SHORT PROBLEM | Omit the pictures and print exactly the lines of the listing below, starting at the first and ending at the line containing "import pandas as pd".

══ RECORDED INFORMATION

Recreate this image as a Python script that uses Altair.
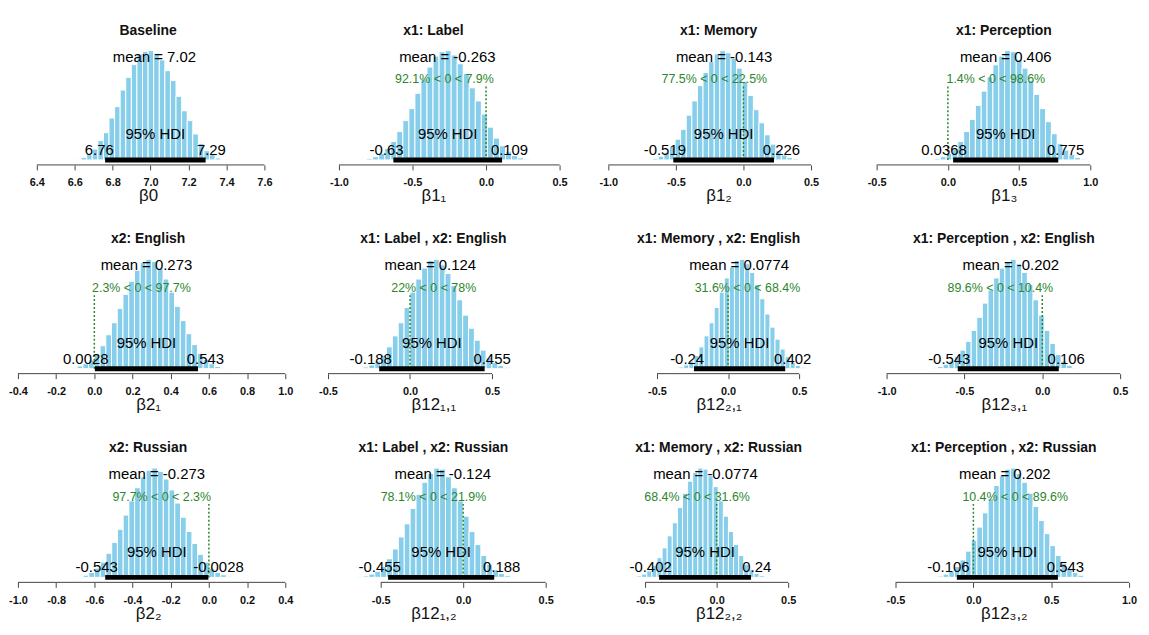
import altair as alt
import pandas as pd

# ---------------- data ----------------
titles = ["Baseline", "x1: Label", "x1: Memory", "x1: Perception",
          "x2: English", "x1: Label , x2: English", "x1: Memory , x2: English",
          "x1: Perception , x2: English",
          "x2: Russian", "x1: Label , x2: Russian", "x1: Memory , x2: Russian",
          "x1: Perception , x2: Russian"]
x_labels = ["β0", "β1₁", "β1₂", "β1₃",
            "β2₁", "β12₁,₁", "β12₂,₁", "β12₃,₁",
            "β2₂", "β12₁,₂", "β12₂,₂", "β12₃,₂"]
means = [7.02, -0.263, -0.143, 0.406, 0.273, 0.124, 0.0774, -0.202,
         -0.273, -0.124, -0.0774, 0.202]
hdi_low = [6.76, -0.63, -0.519, 0.0368, 0.0028, -0.188, -0.24, -0.543,
           -0.543, -0.455, -0.402, -0.106]
hdi_high = [7.29, 0.109, 0.226, 0.775, 0.543, 0.455, 0.402, 0.106,
            -0.0028, 0.188, 0.24, 0.543]
pct_below = [None, 92.1, 77.5, 1.4, 2.3, 22, 31.6, 89.6, 97.7, 78.1, 68.4, 10.4]
pct_above = [None, 7.9, 22.5, 98.6, 97.7, 78, 68.4, 10.4, 2.3, 21.9, 31.6, 89.6]
comp_value = 0

ticks = [
    [6.4, 6.6, 6.8, 7.0, 7.2, 7.4, 7.6],
    [-1.0, -0.5, 0.0, 0.5],
    [-1.0, -0.5, 0.0, 0.5],
    [-0.5, 0.0, 0.5, 1.0],
    [-0.4, -0.2, 0.0, 0.2, 0.4, 0.6, 0.8, 1.0],
    [-0.5, 0.0, 0.5],
    [-0.5, 0.0, 0.5],
    [-1.0, -0.5, 0.0, 0.5],
    [-1.0, -0.8, -0.6, -0.4, -0.2, 0.0, 0.2, 0.4],
    [-0.5, 0.0, 0.5],
    [-0.5, 0.0, 0.5],
    [-0.5, 0.0, 0.5, 1.0],
]
x_limits = [
    [6.2638, 7.7101], [-1.2905, 0.5744], [-1.1985, 0.8309], [-0.5698, 1.3558],
    [-0.4364, 1.0001], [-0.6939, 0.9788], [-1.0315, 0.8986], [-1.1277, 0.6340],
    [-1.0364, 0.4001], [-1.0120, 0.6507], [-0.9444, 0.9723], [-0.6851, 1.0766],
]

# histogram: first break of each panel and relative bar heights (max = 100)
bin_start = [6.604, -0.853, -0.713, -0.135, -0.150, -0.322, -0.383, -0.745,
             -0.689, -0.643, -0.595, -0.266]
hist_b0 = [0.6, 2.4, 4.9, 10, 17.7, 25, 38.4, 48.8, 64, 75.6, 87.2, 97, 99.4, 100,
           97.6, 91.5, 81.7, 72.6, 58.2, 45, 36, 23.8, 15.2, 8.5, 4.9, 1.8, 0.6]
hist_b1_1 = [0.5, 1.5, 3, 6, 10.5, 17, 26, 36, 47, 61, 74, 85, 95, 99, 100, 96, 88,
             79, 66, 54, 42, 30, 20, 13, 7.5, 4, 2, 0.8]
hist_b1_2 = [0.6, 1.5, 3.5, 7, 12, 19, 28, 41, 54, 68, 80, 90, 97, 100, 98, 93, 84,
             72, 59, 46, 34, 23, 14.5, 8.5, 4.5, 2.2, 1, 0.4]
hist_b1_3 = [0.5, 1.2, 3, 6, 10, 17, 26, 37, 50, 63, 76, 87, 95, 100, 99, 92, 84, 73,
             60, 47, 35, 24, 15, 9, 5, 2.2, 0.8]
hist_b2_1 = [0.4, 1, 2.4, 4.5, 8, 14, 21, 31, 42, 55, 68, 80, 90, 97, 100, 98, 92, 82,
             70, 57, 44, 32, 22, 14, 8.5, 4.5, 2, 0.8]
hist_b12_11 = [0.5, 1.5, 3.5, 7, 12, 20, 30, 42, 56, 70, 82, 92, 99, 100, 95, 87, 76,
               63, 49, 37, 26, 17, 10, 5.5, 3, 1.3, 0.5]
hist_b12_21 = [0.5, 1.5, 3.5, 7, 12, 20, 30, 42, 56, 70, 83, 93, 99, 100, 96, 88, 77,
               64, 50, 38, 27, 18, 11, 6, 3, 1.3, 0.5]
hist_b12_31 = [0.4, 1, 2, 4, 7, 11, 17, 25, 35, 47, 60, 72, 83, 92, 98, 100, 96, 88,
               77, 63, 49, 35, 23, 13, 7, 3, 1]
hist_b2_2 = [0.8, 2, 4.5, 8.5, 14, 22, 32, 44, 57, 70, 82, 92, 98, 100, 97, 90, 80, 68,
             55, 42, 31, 21, 14, 8, 4.5, 2.4, 1, 0.4]
hist_b12_12 = [0.5, 1.3, 3, 5.5, 10, 17, 26, 37, 49, 63, 76, 87, 95, 100, 99, 92, 82,
               70, 56, 42, 30, 20, 12, 7, 3.5, 1.5, 0.5]
hist_b12_22 = [0.5, 1.3, 3, 6, 11, 18, 27, 38, 50, 64, 77, 88, 96, 100, 99, 93, 83, 70,
               56, 42, 30, 20, 12, 7, 3.5, 1.5, 0.5]
hist_b12_32 = [0.5, 1.2, 3, 6, 10, 16, 24, 34, 46, 59, 72, 84, 93, 99, 100, 95, 87, 77,
               65, 52, 40, 29, 20, 13, 8, 4.5, 2, 0.8]
histograms = [hist_b0, hist_b1_1, hist_b1_2, hist_b1_3,
              hist_b2_1, hist_b12_11, hist_b12_21, hist_b12_31,
              hist_b2_2, hist_b12_12, hist_b12_22, hist_b12_32]

# ---------------- styling ----------------
FONT = "Liberation Sans"
SKY = "#87CEEB"
GREEN = "#2d862d"
AXIS = "#444444"
PANEL_W, PANEL_H = 276, 125
Y_MIN, Y_MAX = -4.545, 109.09      # bar base sits 5px above the axis line
MEAN_HT, CV_HT, CV_LINE_HT = 90, 70, 67.2

ARIAL = {c: 0.556 for c in "0123456789"}
ARIAL.update({".": 0.278, "%": 0.889, " ": 0.278, "<": 0.584, "-": 0.333})


def text_w(s, size):
    return sum(ARIAL.get(c, 0.556) for c in s) * size


def panel(i):
    xs = alt.Scale(domain=x_limits[i], nice=False, zero=False)
    ys = alt.Scale(domain=[Y_MIN, Y_MAX], nice=False, zero=False)
    xaxis = alt.Axis(
        values=ticks[i], title=x_labels[i], domain=False, grid=False,
        tickSize=5, tickColor=AXIS, tickWidth=1,
        labelExpr="replace(format(datum.value, '.1f'), '\u2212', '-')",
        labelFont=FONT, labelFontSize=11, labelFontWeight="bold", labelColor="#111111",
        labelBaseline="middle", labelPadding=13, labelFlush=False, labelOverlap=False,
        titleFont=FONT, titleFontSize=17, titleFontWeight="normal", titleColor="#111111",
        titleBaseline="middle", titleY=31,
    )

    def X(f):
        return alt.X(f, type="quantitative", scale=xs, axis=xaxis)

    def Y(f):
        return alt.Y(f, type="quantitative", scale=ys, axis=None)

    h = histograms[i]
    bw = (hdi_high[i] - hdi_low[i]) / 18
    bars_df = pd.DataFrame({
        "x0": [bin_start[i] + k * bw for k in range(len(h))],
        "x1": [bin_start[i] + (k + 1) * bw for k in range(len(h))],
        "h": h,
        "y0": [0.0] * len(h),
    })
    lo_lab = f"{hdi_low[i]:g}"
    hi_lab = f"{hdi_high[i]:g}"
    info = pd.DataFrame({
        "lo": [hdi_low[i]], "hi": [hdi_high[i]],
        "mid": [(hdi_low[i] + hdi_high[i]) / 2],
        "mean": [means[i]], "zero": [0.0], "comp": [float(comp_value)],
        "t0": [ticks[i][0]], "t1": [ticks[i][-1]], "ymin": [Y_MIN],
        "mean_ht": [MEAN_HT], "cv_ht": [CV_HT], "cv_line": [CV_LINE_HT],
        "mean_lab": [f"mean = {means[i]:g}"],
        "lo_lab": [lo_lab], "hi_lab": [hi_lab], "hdi_lab": ["95% HDI"],
    })

    layers = []
    layers.append(alt.Chart(bars_df).mark_rect(color=SKY, stroke="white", strokeWidth=1)
                  .encode(x=X("x0"), x2="x1", y=Y("h"), y2="y0"))
    layers.append(alt.Chart(info).mark_text(font=FONT, fontSize=15, align="center",
                                            baseline="alphabetic", color="black")
                  .encode(x=X("mean"), y=Y("mean_ht"), text="mean_lab:N"))
    if pct_below[i] is not None:
        pct = f"{pct_below[i]:g}% < {comp_value:g} < {pct_above[i]:g}%"
        info["pct"] = [pct]
        p_lt = pct_below[i] / 100
        layers.append(alt.Chart(info).mark_rule(color=GREEN, strokeDash=[2, 2], strokeWidth=1.5)
                      .encode(x=X("comp"), y=Y("zero"), y2="cv_line"))
        layers.append(alt.Chart(info).mark_text(font=FONT, fontSize=12.5, align="left",
                                                baseline="alphabetic", color=GREEN,
                                                dx=-p_lt * text_w(pct, 12.5))
                      .encode(x=X("comp"), y=Y("cv_ht"), text="pct:N"))
    layers.append(alt.Chart(info).mark_rule(color="black", strokeWidth=5, strokeCap="butt")
                  .encode(x=X("lo"), x2="hi", y=Y("zero")))
    layers.append(alt.Chart(info).mark_text(font=FONT, fontSize=15, align="center",
                                            baseline="alphabetic", color="black", dy=-20.7)
                  .encode(x=X("mid"), y=Y("zero"), text="hdi_lab:N"))
    layers.append(alt.Chart(info).mark_text(font=FONT, fontSize=15, align="left",
                                            baseline="alphabetic", color="black", dy=-5,
                                            dx=-0.7 * text_w(lo_lab, 15))
                  .encode(x=X("lo"), y=Y("zero"), text="lo_lab:N"))
    layers.append(alt.Chart(info).mark_text(font=FONT, fontSize=15, align="left",
                                            baseline="alphabetic", color="black", dy=-5,
                                            dx=-0.3 * text_w(hi_lab, 15))
                  .encode(x=X("hi"), y=Y("zero"), text="hi_lab:N"))
    layers.append(alt.Chart(info).mark_rule(color=AXIS, strokeWidth=1)
                  .encode(x=X("t0"), x2="t1", y=Y("ymin")))

    return alt.layer(*layers).properties(
        width=PANEL_W, height=PANEL_H,
        title=alt.TitleParams(titles[i], font=FONT, fontSize=14, fontWeight="bold",
                              anchor="middle", baseline="alphabetic", offset=-8,
                              color="#111111"),
    )


chart = alt.concat(*[panel(i) for i in range(12)], columns=4,
                   spacing={"row": 85, "column": 11}, bounds="flush").properties(
    padding={"left": 0, "top": 14, "right": 0, "bottom": 2},
    background="white",
).configure_view(stroke=None)

chart.save("out.html", embed_options={"renderer": "svg", "actions": False})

════

OUTPUT OF THE TASK |
Recreate this image as a Python script that uses Altair.
import altair as alt
import pandas as pd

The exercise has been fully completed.